The Kings aren't a good defensive team as built. The two most important positions to defend well against most teams: point guard and the low post (whether it's a center or power forward). Mike Bibby's making a valiant effort out there, but he still just lacks to the lateral quickness to effectively defend a pick-and-roll. You can't fault him; it's a physical limitation, just like a guy in a wheelcahir. Mike Bibby is disabled on defense, so we should stop making fun of him. Likewise: Brad Miller cannot jump. If he could, I'm sure he'd do it more often. I can explain his (relative) high number of blocks this preseason: The level of competition is weak. Most (if not all) of his blocks are coming against guards, and most of those guards won't be seeing serious (if any) minutes at the NBA level this year. We shouldn't curse Miller for his lack of shotblocking acumen; it's literally a physical limitation.

So even with Ron Artest, Kenny Thomas (whose defensive rotations have been stellar these first six exhibition games) and the bench swarm, this won't likely be a good defensive team. As fellow acolytes of Dean Oliver know, there are four factors to success on defense: shooting defense, defensive rebounding, causing turnovers, limiting foul shots. The team's shooting defense will likely be poor -- point guards can get free relatively easy, setting up dribble penetration and/or pick-and-roll opportunities; if penetration is the choice, there's no real backstop to make things difficult. When your shot defense is poor, you need to make sure you don't give your opponent more opportunities... which is where defensive rebounding enters. It will be a struggle some nights to make opponents miss. When you're a bad rebounding team, those misses can become negated by second chances. Now you're doubly under the bus: Teams shoot better after an offensive rebound (due to tips and unset defenses), and teams already shoot better against you because you suck on defense. You have to rebound the ball defensively. If not, it's very hard to win with poor shot defense.

The Kings were actually close to average in defensive rebounding last year; offensive rebounding was another story and drug the overall rebounding numbers down.
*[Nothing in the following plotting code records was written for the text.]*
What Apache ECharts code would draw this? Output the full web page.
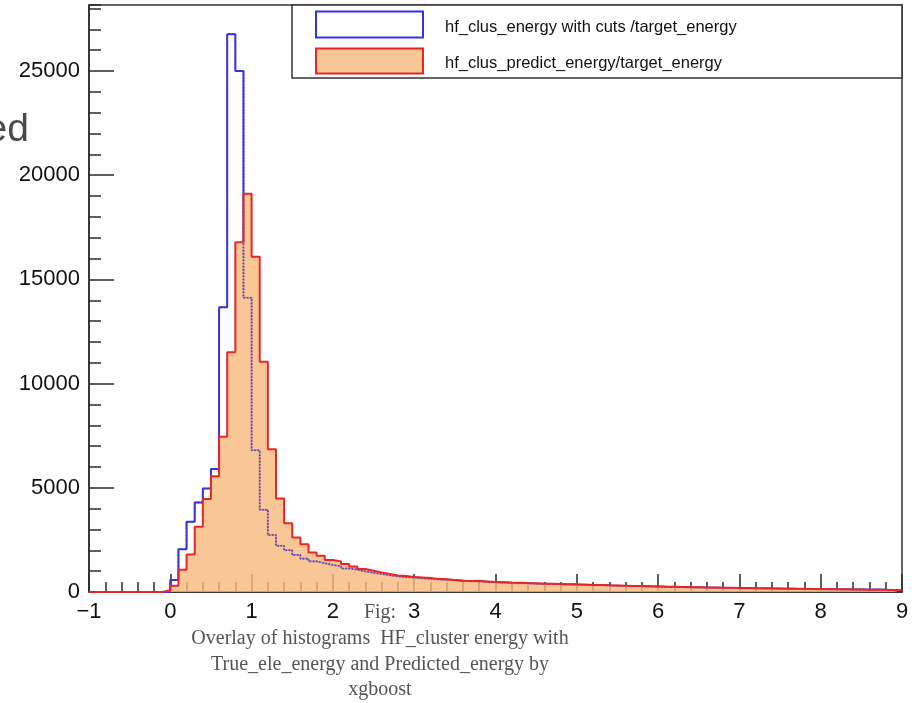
<!DOCTYPE html>
<html><head><meta charset="utf-8">
<script src="https://cdn.jsdelivr.net/npm/echarts@6/dist/echarts.min.js"></script>
<style>html,body{margin:0;padding:0;background:#fff;}#c{width:915px;height:703px;}</style>
</head><body><div id="c"></div>
<script>
// Histogram binning (bin edges): 100 bins of width 0.1 from -1 to 9
const binStart = -1;
const binWidth = 0.1;

// hf_clus_energy with cuts / target_energy (blue outline)
const cutsCounts = [
  0,0,0,0,0,0,0,0,0,0,
  576,2050,3370,4300,4970,5900,13660,26770,25000,14120,
  6800,3950,2735,2220,2000,1780,1600,1470,1375,1300,
  1240,1130,1070,990,920,860,800,750,720,690,
  660,640,600,585,560,540,520,535,480,465,
  450,430,425,420,400,390,380,370,362,350,
  340,325,330,310,300,290,280,275,262,258,
  248,242,236,225,220,210,205,200,196,188,
  195,176,172,165,160,156,150,146,142,136,
  132,128,125,118,115,110,122,104,98,92
];

// hf_clus_predict_energy / target_energy (red outline, orange fill)
const predictCounts = [
  0,0,0,0,0,0,0,0,0,80,
  300,1070,1800,3135,4460,5560,7450,11500,16780,19110,
  16090,11050,6850,4490,3300,2610,2290,1890,1740,1540,
  1470,1340,1220,1100,1020,940,870,790,770,720,
  700,670,630,610,575,545,530,515,500,480,
  465,450,445,430,420,400,395,385,375,370,
  355,340,335,320,310,300,290,285,270,265,
  255,250,245,230,225,215,210,205,200,190,
  185,180,175,170,165,160,155,150,145,140,
  135,130,128,120,118,112,110,105,100,95
];

const legendLabels = [
  'hf_clus_energy with cuts /target_energy',
  'hf_clus_predict_energy/target_energy'
];
const captionLines = [
  'Fig:',
  'Overlay of histograms  HF_cluster energy with',
  'True_ele_energy and Predicted_energy by',
  'xgboost'
];
const sideText = 'ed';

function toSteps(counts) {
  const pts = counts.map((v, i) => [+(binStart + i * binWidth).toFixed(3), v]);
  pts.push([+(binStart + counts.length * binWidth).toFixed(3), counts[counts.length - 1]]);
  return pts;
}

const BLUE = '#3232ee';
const RED = '#ec2424';
const FILL = 'rgba(248,184,124,0.80)';
const AX = '#2a2a2a';
const FONT = 'Liberation Sans, Arial, Helvetica, sans-serif';
const SERIF = 'Liberation Serif, Times New Roman, serif';

const chart = echarts.init(document.getElementById('c'), null, { renderer: 'canvas' });
const graphics = [
  { type: 'text', z: 10, style: { text: sideText, x: 29, y: 130, textAlign: 'right', textVerticalAlign: 'middle',
      fill: '#4a4a4a', font: '39px ' + FONT } },
  { type: 'rect', z: 10, shape: { x: 292, y: 5, width: 610, height: 73 },
    style: { fill: '#fff', stroke: '#333', lineWidth: 1.5 } },
  { type: 'rect', z: 11, shape: { x: 316, y: 11.5, width: 107, height: 26 },
    style: { fill: '#fff', stroke: BLUE, lineWidth: 2 } },
  { type: 'rect', z: 11, shape: { x: 316, y: 48.5, width: 107, height: 25 },
    style: { fill: FILL, stroke: RED, lineWidth: 2 } },
  { type: 'text', z: 11, style: { text: legendLabels[0], x: 445, y: 27.5, textVerticalAlign: 'middle',
      fill: '#111', font: '16.5px ' + FONT } },
  { type: 'text', z: 11, style: { text: legendLabels[1], x: 445, y: 63, textVerticalAlign: 'middle',
      fill: '#111', font: '16.5px ' + FONT } }
];
const capY = [613, 639, 665, 690];
captionLines.forEach((t, i) => {
  graphics.push({ type: 'text', z: 10, style: { text: t, x: 380, y: capY[i], textAlign: 'center',
    textVerticalAlign: 'middle', fill: '#555', font: '20px ' + SERIF } });
});

const cutsSteps = toSteps(cutsCounts);
const predSteps = toSteps(predictCounts);

const option = {
  animation: false,
  backgroundColor: '#fff',
  grid: { left: 89, right: 13, top: 5, bottom: 111, show: true, borderColor: '#333', borderWidth: 1.5,
    backgroundColor: 'transparent' },
  xAxis: {
    type: 'value', min: -1, max: 9, interval: 1,
    axisLine: { show: true, onZero: false, lineStyle: { color: AX, width: 1.5 } },
    axisTick: { show: true, inside: true, length: 18, lineStyle: { color: AX, width: 1.5 } },
    minorTick: { show: true, splitNumber: 5, length: 10, lineStyle: { color: AX, width: 1.5 } },
    splitLine: { show: false },
    axisLabel: { margin: 9, color: '#111', fontSize: 22, fontFamily: FONT,
      formatter: v => String(v).replace('-', '\u2212') }
  },
  yAxis: [
    {
      type: 'value', min: 0, max: 28170, interval: 5000, position: 'left',
      axisLine: { show: true, onZero: false, lineStyle: { color: AX, width: 1.5 } },
      axisTick: { show: true, inside: true, length: 25, lineStyle: { color: AX, width: 1.5 } },
      splitLine: { show: false },
      axisLabel: { margin: 9, color: '#111', fontSize: 22, fontFamily: FONT, showMaxLabel: false,
        formatter: v => (v % 5000 === 0 ? String(v) : '') }
    },
    {
      type: 'value', min: 0, max: 28170, interval: 1000, position: 'left',
      axisLine: { show: false, onZero: false },
      axisTick: { show: true, inside: true, length: 12, lineStyle: { color: AX, width: 1.5 } },
      splitLine: { show: false },
      axisLabel: { show: false }
    }
  ],
  series: [
    // blue outline (solid)
    { type: 'line', step: 'end', data: cutsSteps, symbol: 'none', yAxisIndex: 0,
      lineStyle: { color: BLUE, width: 2 }, z: 2, silent: true },
    // orange fill of predicted histogram
    { type: 'line', step: 'end', data: predSteps, symbol: 'none', yAxisIndex: 0,
      lineStyle: { width: 0, opacity: 0 }, areaStyle: { color: FILL, opacity: 1, origin: 'start' }, z: 3, silent: true },
    // blue outline seen through the fill (dotted)
    { type: 'line', step: 'end', data: cutsSteps, symbol: 'none', yAxisIndex: 0,
      lineStyle: { color: '#4a38c8', width: 1.6, type: [1.6, 1.6] }, z: 4, silent: true },
    // red outline
    { type: 'line', step: 'end', data: predSteps, symbol: 'none', yAxisIndex: 0,
      lineStyle: { color: RED, width: 2 }, z: 5, silent: true }
  ],
  graphic: graphics
};
chart.setOption(option);
</script></body></html>
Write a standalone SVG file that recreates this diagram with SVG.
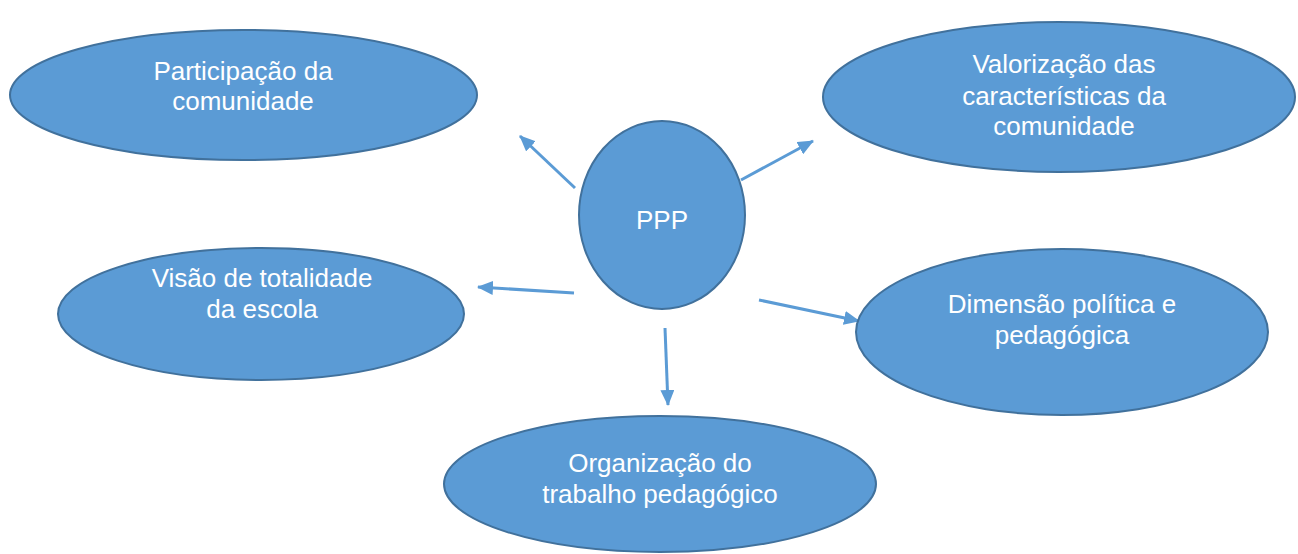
<svg xmlns="http://www.w3.org/2000/svg" width="1298" height="554" viewBox="0 0 1298 554">
<style>
.node ellipse{fill:#5B9BD5;stroke:#41719C;stroke-width:2}
.node text{fill:#FFFFFF;font-family:"Liberation Sans",Arial,sans-serif;font-size:26px;text-anchor:middle}
.edge{stroke:#5B9BD5;stroke-width:3;fill:none;marker-end:url(#ah)}
</style>
<defs>
<marker id="ah" markerUnits="userSpaceOnUse" viewBox="0 0 16 14" refX="15" refY="7" markerWidth="16" markerHeight="14" orient="auto">
<path d="M0,0 L16,7 L0,14 z" fill="#5B9BD5"/>
</marker>
</defs>
<rect width="1298" height="554" fill="#FFFFFF"/>
<g id="connectors">
<line class="edge" x1="575" y1="188" x2="520" y2="136"/>
<line class="edge" x1="741" y1="180" x2="813" y2="141"/>
<line class="edge" x1="574" y1="293" x2="478" y2="287"/>
<line class="edge" x1="665" y1="328" x2="668" y2="405"/>
<line class="edge" x1="759" y1="300" x2="859" y2="321"/>
</g>
<g id="participacao" class="node">
<ellipse cx="243.5" cy="95" rx="233.5" ry="65"/>
<text x="243" y="80">Participação da</text>
<text x="243" y="110">comunidade</text>
</g>
<g id="valorizacao" class="node">
<ellipse cx="1059" cy="97" rx="236" ry="75"/>
<text x="1064" y="73">Valorização das</text>
<text x="1064" y="105">características da</text>
<text x="1064" y="135">comunidade</text>
</g>
<g id="ppp" class="node">
<ellipse cx="662" cy="215" rx="83" ry="94"/>
<text x="662" y="229">PPP</text>
</g>
<g id="visao" class="node">
<ellipse cx="261" cy="314" rx="203" ry="66"/>
<text x="262" y="287">Visão de totalidade</text>
<text x="262" y="318">da escola</text>
</g>
<g id="dimensao" class="node">
<ellipse cx="1062" cy="332" rx="206" ry="83"/>
<text x="1062" y="313">Dimensão política e</text>
<text x="1062" y="344">pedagógica</text>
</g>
<g id="organizacao" class="node">
<ellipse cx="660" cy="484" rx="216" ry="68"/>
<text x="660" y="472">Organização do</text>
<text x="660" y="503">trabalho pedagógico</text>
</g>
</svg>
That was with a poor rebounding power forward (Shareef Abdur-Rahim) playing quite a bit center, and the main center (Brad Miller) being a poorer rebounder than usual due to injuries/age. Despite the perfect rebounding in the first quarter and good numbers overall for Miller and Mikki Moore, it will be an uphill slog to see this team finish average in defensive rebounding again. Ron Artest devoted himself to rebounding last year; that hasn't looked to be the case so far. Inserting a healthy K-9 (woof!) into the starting lineup helps, but even he hasn't looked like a rebounding beast to date. Kevin Martin's a strong rebounder for his position, but if you're running a fast break offense you don't want to send him back into the lane when he's your only fleet option in the starting lineup. Again, it's going to be hard to be even average on the defensive glass again. With one of the worst shooting defenses in the league, there's almost no way to end up with an average overall defense (despite great turnover numbers and solid foul-avoiding).

Unless improved rebounding acumen flies out of Reggie Theus' ass, the Kings defense is basically stuck in suck.

ADDENDUM: Sam Amick also talks about rebounding this morning. Unfortunately, he uses all the wrong numbers. Rebounding margin means absolutely nothing. I'll explain why later today, though I know some of you already know. You know?